Information supplied.
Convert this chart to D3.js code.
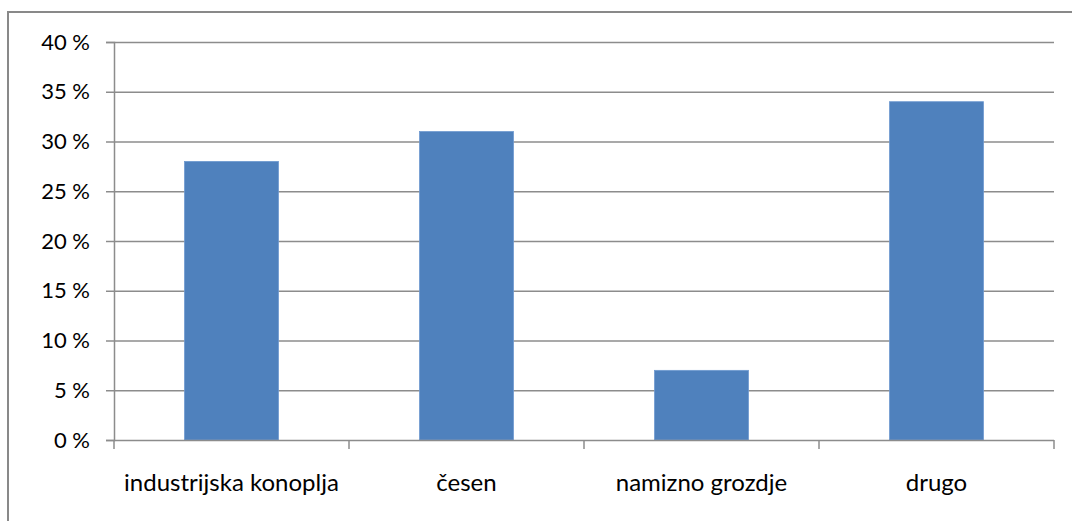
<!DOCTYPE html>
<html>
<head>
<meta charset="utf-8">
<script src="https://cdn.jsdelivr.net/npm/d3@7"></script>
<style>
  body { margin: 0; background: #fff; }
  svg { display: block; }
  text { font-family: Lato, "Open Sans", sans-serif; fill: #000; }
</style>
</head>
<body>
<svg width="1072" height="521"></svg>
<script>
// data
const categories = ["industrijska konoplja", "česen", "namizno grozdje", "drugo"];
const shares = [28, 31, 7, 34];
const yTicks = [0, 5, 10, 15, 20, 25, 30, 35, 40];

const width = 1072;
const height = 521;
const plot = { left: 114, right: 1054, top: 42, bottom: 440 };

const svg = d3.select("svg");

// outer frame, runs off the right and bottom edge
svg.append("rect")
  .attr("x", 8).attr("y", 12)
  .attr("width", 1100).attr("height", 560)
  .attr("fill", "none")
  .attr("stroke", "#898989")
  .attr("stroke-width", 2);

const x = d3.scaleBand()
  .domain(categories)
  .range([plot.left, plot.right])
  .paddingInner(0.6)
  .paddingOuter(0.3);

const y = d3.scaleLinear()
  .domain([0, 40])
  .range([plot.bottom, plot.top]);

// gridlines
svg.append("g")
  .selectAll("line")
  .data(yTicks.filter(d => d > 0))
  .enter().append("line")
  .attr("x1", plot.left).attr("x2", plot.right)
  .attr("y1", d => y(d) + 0.5).attr("y2", d => y(d) + 0.5)
  .attr("stroke", "#8c8c8c")
  .attr("stroke-width", 1.5);

// bars
svg.append("g")
  .selectAll("rect")
  .data(shares)
  .enter().append("rect")
  .attr("x", (d, i) => x(categories[i]))
  .attr("y", d => y(d))
  .attr("width", x.bandwidth())
  .attr("height", d => y(0) - y(d))
  .attr("fill", "#4f81bd")
  .attr("stroke", "#6f9ad0")
  .attr("stroke-width", 0.8);

// y axis
const yAxis = d3.axisLeft(y)
  .tickValues(yTicks)
  .tickSize(8)
  .tickPadding(16)
  .tickFormat(d => d + " %");

svg.append("g")
  .attr("transform", `translate(${plot.left},0)`)
  .call(yAxis)
  .call(g => g.select(".domain").attr("stroke", "#8c8c8c").attr("stroke-width", 1.5))
  .call(g => g.selectAll(".tick line").attr("stroke", "#8c8c8c").attr("stroke-width", 1.5))
  .call(g => g.selectAll(".tick text")
    .style("font-size", "22px")
    .style("font-family", "Lato, 'Open Sans', sans-serif")
    .attr("fill", "#000"));

// x axis: ticks on the category boundaries
const step = x.step();
const bounds = d3.range(categories.length + 1).map(i => plot.left + i * step);

svg.append("line")
  .attr("x1", plot.left).attr("x2", plot.right)
  .attr("y1", plot.bottom + 0.5).attr("y2", plot.bottom + 0.5)
  .attr("stroke", "#8c8c8c")
  .attr("stroke-width", 1.5);

svg.append("g")
  .selectAll("line")
  .data(bounds)
  .enter().append("line")
  .attr("x1", d => d).attr("x2", d => d)
  .attr("y1", plot.bottom).attr("y2", plot.bottom + 9)
  .attr("stroke", "#8c8c8c")
  .attr("stroke-width", 1.5);

svg.append("g")
  .selectAll("text")
  .data(categories)
  .enter().append("text")
  .attr("x", d => x(d) + x.bandwidth() / 2)
  .attr("y", 491)
  .attr("text-anchor", "middle")
  .style("font-size", "24px")
  .text(d => d);
</script>
</body>
</html>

Given problem.
Without the pictures, print the whole listing exactly as given.

Output.
Convert this chart to D3.js code.
<!DOCTYPE html>
<html>
<head>
<meta charset="utf-8">
<script src="https://cdn.jsdelivr.net/npm/d3@7"></script>
<style>
  body { margin: 0; background: #fff; }
  svg { display: block; }
  text { font-family: Lato, "Open Sans", sans-serif; fill: #000; }
</style>
</head>
<body>
<svg width="1072" height="521"></svg>
<script>
// data
const categories = ["industrijska konoplja", "česen", "namizno grozdje", "drugo"];
const shares = [28, 31, 7, 34];
const yTicks = [0, 5, 10, 15, 20, 25, 30, 35, 40];

const width = 1072;
const height = 521;
const plot = { left: 114, right: 1054, top: 42, bottom: 440 };

const svg = d3.select("svg");

// outer frame, runs off the right and bottom edge
svg.append("rect")
  .attr("x", 8).attr("y", 12)
  .attr("width", 1100).attr("height", 560)
  .attr("fill", "none")
  .attr("stroke", "#898989")
  .attr("stroke-width", 2);

const x = d3.scaleBand()
  .domain(categories)
  .range([plot.left, plot.right])
  .paddingInner(0.6)
  .paddingOuter(0.3);

const y = d3.scaleLinear()
  .domain([0, 40])
  .range([plot.bottom, plot.top]);

// gridlines
svg.append("g")
  .selectAll("line")
  .data(yTicks.filter(d => d > 0))
  .enter().append("line")
  .attr("x1", plot.left).attr("x2", plot.right)
  .attr("y1", d => y(d) + 0.5).attr("y2", d => y(d) + 0.5)
  .attr("stroke", "#8c8c8c")
  .attr("stroke-width", 1.5);

// bars
svg.append("g")
  .selectAll("rect")
  .data(shares)
  .enter().append("rect")
  .attr("x", (d, i) => x(categories[i]))
  .attr("y", d => y(d))
  .attr("width", x.bandwidth())
  .attr("height", d => y(0) - y(d))
  .attr("fill", "#4f81bd")
  .attr("stroke", "#6f9ad0")
  .attr("stroke-width", 0.8);

// y axis
const yAxis = d3.axisLeft(y)
  .tickValues(yTicks)
  .tickSize(8)
  .tickPadding(16)
  .tickFormat(d => d + " %");

svg.append("g")
  .attr("transform", `translate(${plot.left},0)`)
  .call(yAxis)
  .call(g => g.select(".domain").attr("stroke", "#8c8c8c").attr("stroke-width", 1.5))
  .call(g => g.selectAll(".tick line").attr("stroke", "#8c8c8c").attr("stroke-width", 1.5))
  .call(g => g.selectAll(".tick text")
    .style("font-size", "22px")
    .style("font-family", "Lato, 'Open Sans', sans-serif")
    .attr("fill", "#000"));

// x axis: ticks on the category boundaries
const step = x.step();
const bounds = d3.range(categories.length + 1).map(i => plot.left + i * step);

svg.append("line")
  .attr("x1", plot.left).attr("x2", plot.right)
  .attr("y1", plot.bottom + 0.5).attr("y2", plot.bottom + 0.5)
  .attr("stroke", "#8c8c8c")
  .attr("stroke-width", 1.5);

svg.append("g")
  .selectAll("line")
  .data(bounds)
  .enter().append("line")
  .attr("x1", d => d).attr("x2", d => d)
  .attr("y1", plot.bottom).attr("y2", plot.bottom + 9)
  .attr("stroke", "#8c8c8c")
  .attr("stroke-width", 1.5);

svg.append("g")
  .selectAll("text")
  .data(categories)
  .enter().append("text")
  .attr("x", d => x(d) + x.bandwidth() / 2)
  .attr("y", 491)
  .attr("text-anchor", "middle")
  .style("font-size", "24px")
  .text(d => d);
</script>
</body>
</html>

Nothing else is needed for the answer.